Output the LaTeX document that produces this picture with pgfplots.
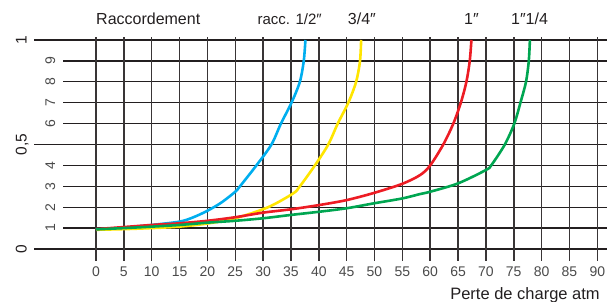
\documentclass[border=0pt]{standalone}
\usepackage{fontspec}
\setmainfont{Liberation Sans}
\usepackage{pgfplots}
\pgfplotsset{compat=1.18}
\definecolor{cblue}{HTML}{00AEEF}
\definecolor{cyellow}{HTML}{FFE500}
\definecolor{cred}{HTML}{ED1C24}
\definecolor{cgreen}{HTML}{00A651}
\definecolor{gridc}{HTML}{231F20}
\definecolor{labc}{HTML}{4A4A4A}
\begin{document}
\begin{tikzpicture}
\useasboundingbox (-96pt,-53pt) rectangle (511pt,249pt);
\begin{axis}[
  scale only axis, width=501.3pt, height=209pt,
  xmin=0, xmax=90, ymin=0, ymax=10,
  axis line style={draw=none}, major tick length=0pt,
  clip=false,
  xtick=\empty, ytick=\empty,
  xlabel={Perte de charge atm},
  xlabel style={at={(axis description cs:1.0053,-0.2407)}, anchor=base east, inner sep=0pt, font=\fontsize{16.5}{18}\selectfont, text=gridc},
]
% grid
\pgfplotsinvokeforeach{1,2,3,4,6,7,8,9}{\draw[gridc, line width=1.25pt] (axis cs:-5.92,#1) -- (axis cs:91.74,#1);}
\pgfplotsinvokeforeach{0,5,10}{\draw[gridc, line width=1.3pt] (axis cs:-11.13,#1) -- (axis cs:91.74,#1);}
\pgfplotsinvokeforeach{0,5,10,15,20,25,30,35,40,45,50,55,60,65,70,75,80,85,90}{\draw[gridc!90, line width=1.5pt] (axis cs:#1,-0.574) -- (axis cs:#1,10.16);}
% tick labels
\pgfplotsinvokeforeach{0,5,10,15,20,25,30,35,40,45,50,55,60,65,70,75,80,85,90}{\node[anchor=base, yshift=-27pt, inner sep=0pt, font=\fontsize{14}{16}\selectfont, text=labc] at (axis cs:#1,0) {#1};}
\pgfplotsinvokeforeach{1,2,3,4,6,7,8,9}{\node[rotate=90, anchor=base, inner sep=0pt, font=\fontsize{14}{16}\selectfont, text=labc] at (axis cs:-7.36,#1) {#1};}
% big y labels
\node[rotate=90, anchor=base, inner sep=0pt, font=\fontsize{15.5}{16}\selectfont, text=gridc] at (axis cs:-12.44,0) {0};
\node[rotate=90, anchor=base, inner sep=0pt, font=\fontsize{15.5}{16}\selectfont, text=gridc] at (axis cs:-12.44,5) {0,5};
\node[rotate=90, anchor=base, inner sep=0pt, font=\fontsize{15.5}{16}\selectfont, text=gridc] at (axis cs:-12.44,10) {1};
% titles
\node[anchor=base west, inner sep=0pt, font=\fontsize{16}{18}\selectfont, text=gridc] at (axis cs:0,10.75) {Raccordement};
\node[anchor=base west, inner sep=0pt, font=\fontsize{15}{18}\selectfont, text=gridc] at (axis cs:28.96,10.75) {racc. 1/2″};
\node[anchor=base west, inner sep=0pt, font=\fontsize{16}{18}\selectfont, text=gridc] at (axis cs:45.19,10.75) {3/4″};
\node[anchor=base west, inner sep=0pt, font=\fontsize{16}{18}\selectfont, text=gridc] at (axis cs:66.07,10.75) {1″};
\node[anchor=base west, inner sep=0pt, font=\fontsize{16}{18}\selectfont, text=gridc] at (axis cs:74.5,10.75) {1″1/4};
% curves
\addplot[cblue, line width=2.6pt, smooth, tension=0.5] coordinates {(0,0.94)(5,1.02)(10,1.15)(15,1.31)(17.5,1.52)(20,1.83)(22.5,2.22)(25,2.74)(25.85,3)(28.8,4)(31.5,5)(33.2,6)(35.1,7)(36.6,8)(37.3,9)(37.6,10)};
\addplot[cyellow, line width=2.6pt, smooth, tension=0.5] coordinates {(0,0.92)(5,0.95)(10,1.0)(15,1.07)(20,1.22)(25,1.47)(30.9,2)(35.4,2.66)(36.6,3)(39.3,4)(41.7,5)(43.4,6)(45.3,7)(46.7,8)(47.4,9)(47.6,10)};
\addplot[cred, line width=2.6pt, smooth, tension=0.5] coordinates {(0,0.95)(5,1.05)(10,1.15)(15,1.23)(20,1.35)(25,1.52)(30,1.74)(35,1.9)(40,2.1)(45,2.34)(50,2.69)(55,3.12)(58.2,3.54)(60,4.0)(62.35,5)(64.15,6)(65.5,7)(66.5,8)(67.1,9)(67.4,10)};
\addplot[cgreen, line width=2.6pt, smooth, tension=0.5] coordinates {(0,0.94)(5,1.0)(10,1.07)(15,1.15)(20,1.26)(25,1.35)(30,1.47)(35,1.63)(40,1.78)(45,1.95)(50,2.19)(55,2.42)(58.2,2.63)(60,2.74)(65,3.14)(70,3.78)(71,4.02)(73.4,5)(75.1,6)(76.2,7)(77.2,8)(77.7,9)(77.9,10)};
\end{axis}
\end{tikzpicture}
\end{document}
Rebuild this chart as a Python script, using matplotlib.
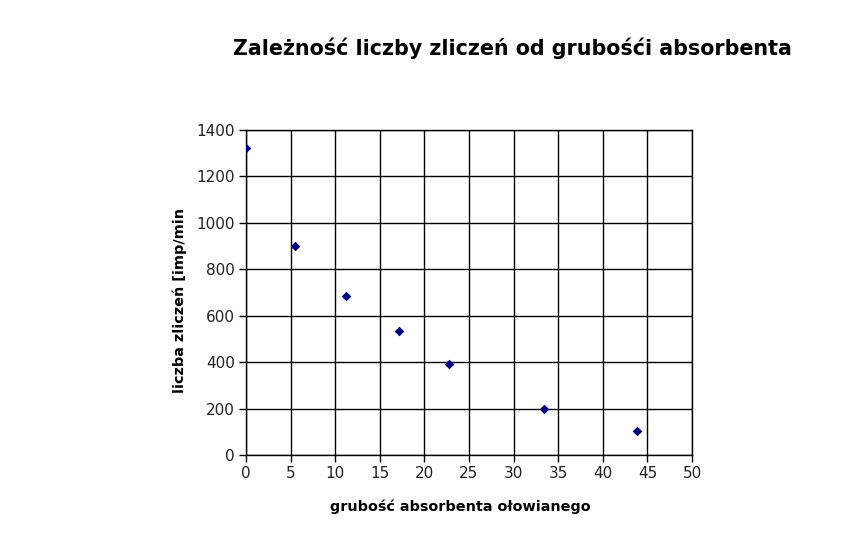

____

▶ TASK DIRECTIONS
Quote all of the entries word for word, omitting any pictures.

▶ CORRECT ANSWER
Output the LaTeX document that produces this picture with pgfplots.
\documentclass[border=0pt]{standalone}
\usepackage{fontspec}
\setmainfont{Liberation Sans}
\usepackage{pgfplots}
\pgfplotsset{compat=1.18}
\definecolor{cblue}{HTML}{00AEEF}
\definecolor{cyellow}{HTML}{FFE500}
\definecolor{cred}{HTML}{ED1C24}
\definecolor{cgreen}{HTML}{00A651}
\definecolor{gridc}{HTML}{231F20}
\definecolor{labc}{HTML}{4A4A4A}
\begin{document}
\begin{tikzpicture}
\useasboundingbox (-96pt,-53pt) rectangle (511pt,249pt);
\begin{axis}[
  scale only axis, width=501.3pt, height=209pt,
  xmin=0, xmax=90, ymin=0, ymax=10,
  axis line style={draw=none}, major tick length=0pt,
  clip=false,
  xtick=\empty, ytick=\empty,
  xlabel={Perte de charge atm},
  xlabel style={at={(axis description cs:1.0053,-0.2407)}, anchor=base east, inner sep=0pt, font=\fontsize{16.5}{18}\selectfont, text=gridc},
]
% grid
\pgfplotsinvokeforeach{1,2,3,4,6,7,8,9}{\draw[gridc, line width=1.25pt] (axis cs:-5.92,#1) -- (axis cs:91.74,#1);}
\pgfplotsinvokeforeach{0,5,10}{\draw[gridc, line width=1.3pt] (axis cs:-11.13,#1) -- (axis cs:91.74,#1);}
\pgfplotsinvokeforeach{0,5,10,15,20,25,30,35,40,45,50,55,60,65,70,75,80,85,90}{\draw[gridc!90, line width=1.5pt] (axis cs:#1,-0.574) -- (axis cs:#1,10.16);}
% tick labels
\pgfplotsinvokeforeach{0,5,10,15,20,25,30,35,40,45,50,55,60,65,70,75,80,85,90}{\node[anchor=base, yshift=-27pt, inner sep=0pt, font=\fontsize{14}{16}\selectfont, text=labc] at (axis cs:#1,0) {#1};}
\pgfplotsinvokeforeach{1,2,3,4,6,7,8,9}{\node[rotate=90, anchor=base, inner sep=0pt, font=\fontsize{14}{16}\selectfont, text=labc] at (axis cs:-7.36,#1) {#1};}
% big y labels
\node[rotate=90, anchor=base, inner sep=0pt, font=\fontsize{15.5}{16}\selectfont, text=gridc] at (axis cs:-12.44,0) {0};
\node[rotate=90, anchor=base, inner sep=0pt, font=\fontsize{15.5}{16}\selectfont, text=gridc] at (axis cs:-12.44,5) {0,5};
\node[rotate=90, anchor=base, inner sep=0pt, font=\fontsize{15.5}{16}\selectfont, text=gridc] at (axis cs:-12.44,10) {1};
% titles
\node[anchor=base west, inner sep=0pt, font=\fontsize{16}{18}\selectfont, text=gridc] at (axis cs:0,10.75) {Raccordement};
\node[anchor=base west, inner sep=0pt, font=\fontsize{15}{18}\selectfont, text=gridc] at (axis cs:28.96,10.75) {racc. 1/2″};
\node[anchor=base west, inner sep=0pt, font=\fontsize{16}{18}\selectfont, text=gridc] at (axis cs:45.19,10.75) {3/4″};
\node[anchor=base west, inner sep=0pt, font=\fontsize{16}{18}\selectfont, text=gridc] at (axis cs:66.07,10.75) {1″};
\node[anchor=base west, inner sep=0pt, font=\fontsize{16}{18}\selectfont, text=gridc] at (axis cs:74.5,10.75) {1″1/4};
% curves
\addplot[cblue, line width=2.6pt, smooth, tension=0.5] coordinates {(0,0.94)(5,1.02)(10,1.15)(15,1.31)(17.5,1.52)(20,1.83)(22.5,2.22)(25,2.74)(25.85,3)(28.8,4)(31.5,5)(33.2,6)(35.1,7)(36.6,8)(37.3,9)(37.6,10)};
\addplot[cyellow, line width=2.6pt, smooth, tension=0.5] coordinates {(0,0.92)(5,0.95)(10,1.0)(15,1.07)(20,1.22)(25,1.47)(30.9,2)(35.4,2.66)(36.6,3)(39.3,4)(41.7,5)(43.4,6)(45.3,7)(46.7,8)(47.4,9)(47.6,10)};
\addplot[cred, line width=2.6pt, smooth, tension=0.5] coordinates {(0,0.95)(5,1.05)(10,1.15)(15,1.23)(20,1.35)(25,1.52)(30,1.74)(35,1.9)(40,2.1)(45,2.34)(50,2.69)(55,3.12)(58.2,3.54)(60,4.0)(62.35,5)(64.15,6)(65.5,7)(66.5,8)(67.1,9)(67.4,10)};
\addplot[cgreen, line width=2.6pt, smooth, tension=0.5] coordinates {(0,0.94)(5,1.0)(10,1.07)(15,1.15)(20,1.26)(25,1.35)(30,1.47)(35,1.63)(40,1.78)(45,1.95)(50,2.19)(55,2.42)(58.2,2.63)(60,2.74)(65,3.14)(70,3.78)(71,4.02)(73.4,5)(75.1,6)(76.2,7)(77.2,8)(77.7,9)(77.9,10)};
\end{axis}
\end{tikzpicture}
\end{document}
Rebuild this chart as a Python script, using matplotlib.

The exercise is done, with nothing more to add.